◆ **Records to use**
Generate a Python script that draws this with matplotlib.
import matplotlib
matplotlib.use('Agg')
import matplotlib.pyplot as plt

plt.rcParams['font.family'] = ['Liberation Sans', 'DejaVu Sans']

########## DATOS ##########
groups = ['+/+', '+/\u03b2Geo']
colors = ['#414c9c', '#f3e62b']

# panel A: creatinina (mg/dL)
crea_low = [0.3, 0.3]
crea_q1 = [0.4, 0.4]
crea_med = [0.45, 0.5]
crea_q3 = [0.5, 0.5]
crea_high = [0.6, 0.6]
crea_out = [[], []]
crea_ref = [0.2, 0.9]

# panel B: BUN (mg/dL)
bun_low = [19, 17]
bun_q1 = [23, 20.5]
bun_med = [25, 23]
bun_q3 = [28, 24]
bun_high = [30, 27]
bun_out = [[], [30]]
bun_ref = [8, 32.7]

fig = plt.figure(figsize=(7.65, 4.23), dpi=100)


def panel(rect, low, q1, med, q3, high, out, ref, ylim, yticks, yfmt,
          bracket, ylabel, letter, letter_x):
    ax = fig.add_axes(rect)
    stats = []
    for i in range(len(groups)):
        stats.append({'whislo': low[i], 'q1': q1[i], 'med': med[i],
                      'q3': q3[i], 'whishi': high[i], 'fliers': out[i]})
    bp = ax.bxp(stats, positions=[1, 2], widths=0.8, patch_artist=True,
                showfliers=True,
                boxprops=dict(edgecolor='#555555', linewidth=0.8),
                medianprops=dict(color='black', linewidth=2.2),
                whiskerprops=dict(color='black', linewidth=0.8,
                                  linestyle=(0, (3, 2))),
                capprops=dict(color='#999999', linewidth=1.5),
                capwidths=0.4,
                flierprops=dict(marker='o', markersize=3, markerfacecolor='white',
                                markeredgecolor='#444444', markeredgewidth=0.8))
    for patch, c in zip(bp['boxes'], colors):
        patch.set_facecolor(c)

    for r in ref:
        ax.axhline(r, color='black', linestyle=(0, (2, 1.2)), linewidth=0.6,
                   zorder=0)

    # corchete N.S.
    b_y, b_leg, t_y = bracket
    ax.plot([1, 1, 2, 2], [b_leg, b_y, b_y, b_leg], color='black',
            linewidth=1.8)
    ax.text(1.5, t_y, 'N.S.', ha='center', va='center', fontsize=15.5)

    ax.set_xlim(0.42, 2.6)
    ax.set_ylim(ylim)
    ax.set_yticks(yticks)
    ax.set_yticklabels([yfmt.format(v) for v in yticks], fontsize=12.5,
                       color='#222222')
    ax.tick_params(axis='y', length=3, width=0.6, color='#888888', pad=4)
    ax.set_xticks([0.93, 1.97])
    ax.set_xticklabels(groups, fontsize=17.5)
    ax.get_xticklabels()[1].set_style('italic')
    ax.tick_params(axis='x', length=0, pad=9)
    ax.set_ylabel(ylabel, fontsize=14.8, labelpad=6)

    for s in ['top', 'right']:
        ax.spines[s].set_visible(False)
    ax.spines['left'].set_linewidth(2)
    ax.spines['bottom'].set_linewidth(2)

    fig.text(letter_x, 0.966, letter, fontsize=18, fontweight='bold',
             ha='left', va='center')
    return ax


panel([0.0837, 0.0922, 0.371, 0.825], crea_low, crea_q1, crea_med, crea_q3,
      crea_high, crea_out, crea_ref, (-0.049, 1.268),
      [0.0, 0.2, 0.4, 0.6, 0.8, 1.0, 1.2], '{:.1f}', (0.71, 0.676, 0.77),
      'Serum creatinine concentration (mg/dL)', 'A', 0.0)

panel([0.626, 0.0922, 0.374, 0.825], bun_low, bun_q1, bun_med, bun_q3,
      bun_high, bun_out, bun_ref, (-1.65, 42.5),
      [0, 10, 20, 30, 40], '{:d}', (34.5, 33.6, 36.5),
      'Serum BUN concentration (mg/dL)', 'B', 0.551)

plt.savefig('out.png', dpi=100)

--

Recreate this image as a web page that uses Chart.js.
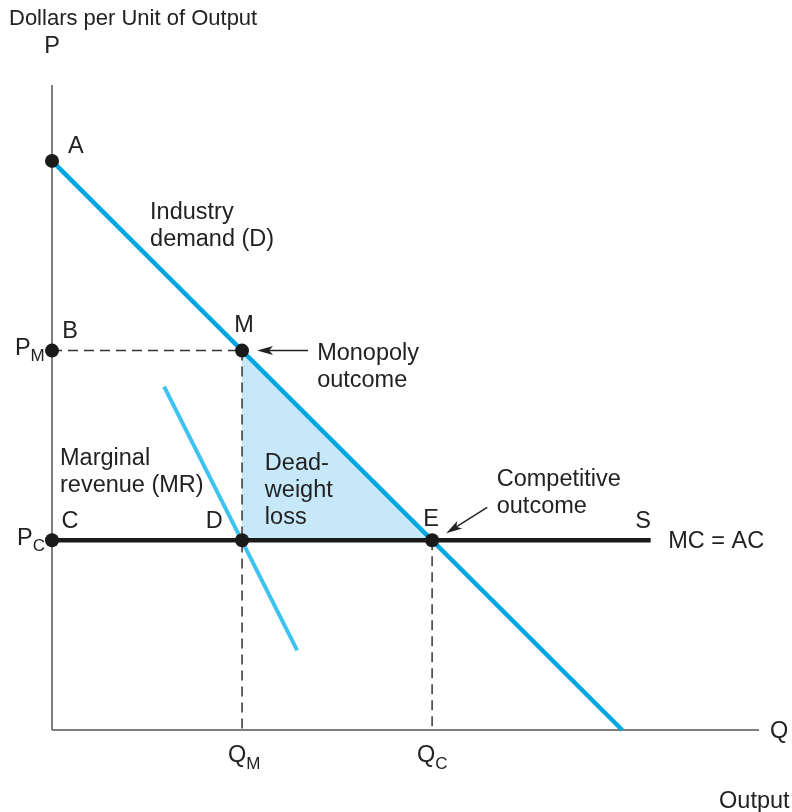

◆ **Task prompt**
Starting at the line that contains "Generate a Python", repeat each line exactly, and stop after the line that contains "patch.set_facecolor(c)".

◆ **Exercise solution**
Generate a Python script that draws this with matplotlib.
import matplotlib
matplotlib.use('Agg')
import matplotlib.pyplot as plt

plt.rcParams['font.family'] = ['Liberation Sans', 'DejaVu Sans']

########## DATOS ##########
groups = ['+/+', '+/\u03b2Geo']
colors = ['#414c9c', '#f3e62b']

# panel A: creatinina (mg/dL)
crea_low = [0.3, 0.3]
crea_q1 = [0.4, 0.4]
crea_med = [0.45, 0.5]
crea_q3 = [0.5, 0.5]
crea_high = [0.6, 0.6]
crea_out = [[], []]
crea_ref = [0.2, 0.9]

# panel B: BUN (mg/dL)
bun_low = [19, 17]
bun_q1 = [23, 20.5]
bun_med = [25, 23]
bun_q3 = [28, 24]
bun_high = [30, 27]
bun_out = [[], [30]]
bun_ref = [8, 32.7]

fig = plt.figure(figsize=(7.65, 4.23), dpi=100)


def panel(rect, low, q1, med, q3, high, out, ref, ylim, yticks, yfmt,
          bracket, ylabel, letter, letter_x):
    ax = fig.add_axes(rect)
    stats = []
    for i in range(len(groups)):
        stats.append({'whislo': low[i], 'q1': q1[i], 'med': med[i],
                      'q3': q3[i], 'whishi': high[i], 'fliers': out[i]})
    bp = ax.bxp(stats, positions=[1, 2], widths=0.8, patch_artist=True,
                showfliers=True,
                boxprops=dict(edgecolor='#555555', linewidth=0.8),
                medianprops=dict(color='black', linewidth=2.2),
                whiskerprops=dict(color='black', linewidth=0.8,
                                  linestyle=(0, (3, 2))),
                capprops=dict(color='#999999', linewidth=1.5),
                capwidths=0.4,
                flierprops=dict(marker='o', markersize=3, markerfacecolor='white',
                                markeredgecolor='#444444', markeredgewidth=0.8))
    for patch, c in zip(bp['boxes'], colors):
        patch.set_facecolor(c)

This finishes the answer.